Fair point. I think whole-body stasis for 5 minutes works about as well for the thought experiment, or else “everything in the brain except what’s needed to keep you alive”.
I bet if you phrase the question as “your brain is destroyed and recreated 5 minutes later”, most people outside LW answer no. I guess this might be another instance of brain functions inactive vs lack of ability to have experiences.
Yes, I agree (except that I’m not sure whether most people outside LW would really answer no; for sure a lot would, but I don’t have a strong intuition about whether it would be a majority). My point is just that even if sleep never turns off experiences altogether, the intuition people appeal to when saying “experience stops every night when you sleep” isn’t actually dependent on that.
What do “destroy” and “recreate” mean?
I interpret them as meaning something like “disassemble” and “reassemble in the same configuration as before, with the same component parts”
That’s not how I interpret the descriptions of the destructive teleportation, uploading, and forking scenarios.
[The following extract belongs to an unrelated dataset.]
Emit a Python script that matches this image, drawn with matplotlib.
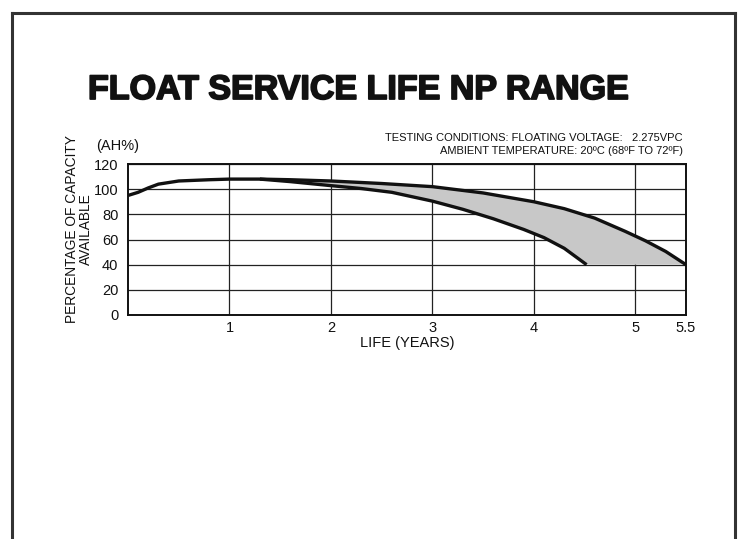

The only arguments I can presently think of that really make me doubt my response to the “do you survive destructive uploading/teleportation/copying?” questions are more on the lines of the Ship of Theseus. My computer remains my computer if I turn it off and on again. “My files” can refer to specific instances, versions, copies, whatever, whether they’re on “my computer” or copied to an external device. If my computer falls apart and is put back together again, it’s still my computer. If my computer is taken apart, and an identical computer with my files on its hard drive is built (with different parts), it’s a different computer. If my computer slowly has all its parts replaced, one at a time, I don’t really know what I’d think; I want to say it’s no longer the same computer at some point, but I don’t know which point. Maybe when the hard drive is replaced, but that’s a bad example because replacing individual chunks of atoms in the hard drive is a weird concept. Actually, I’d probably think of the new chunks as “the new chunks”, and more or less treat it as portions of two separate disks acting as one. (And if files are modified, deleted, copied, etc, then they are modified, deleted, copied, etc, and this does not make it stop being “my computer”.)
So what does that mean for the brain? The brain changes a lot; does its component parts get replaced all that often? A huge portion of the cells in the body get replaced at varying rates; do they play into this at all? How would my conclusions change if the brain replaces its cells frequently and I was just that bad at understanding neurology? I’m not really sure about the answers to these. It’s possible that the answers could change my mind. It’s possible that I would just stay in the same boat and remain existentially horrified forever or something.
But flipping the switch from on to off to on is more or less irrelevant. I feel like we are using the same words to describe completely different phenomena, then debating as though everyone is using the words in the same way. (Compare “Congress” to “the 75th congress” to “the 76th congress”. The first is defined by an enduring pattern with interchangeable components, such that it describes the both of the other two; the second refers to a specific configuration of components and behaviors; the third is as specific as the second, but it’s entirely possible that only a few members from the 75th congress were replaced for the 76th. If someone was particularly attached to the 75th congress, and by the 80th congress, the last member from the 75th was replaced, what would we take from such a person’s reaction? Keeping in mind that people tend to write dramatic articles whenever an enduring group loses or replaces all of its original members, or all of the members present for particularly charished events, etc. What if a band breaks up, then most of its members form a new band?)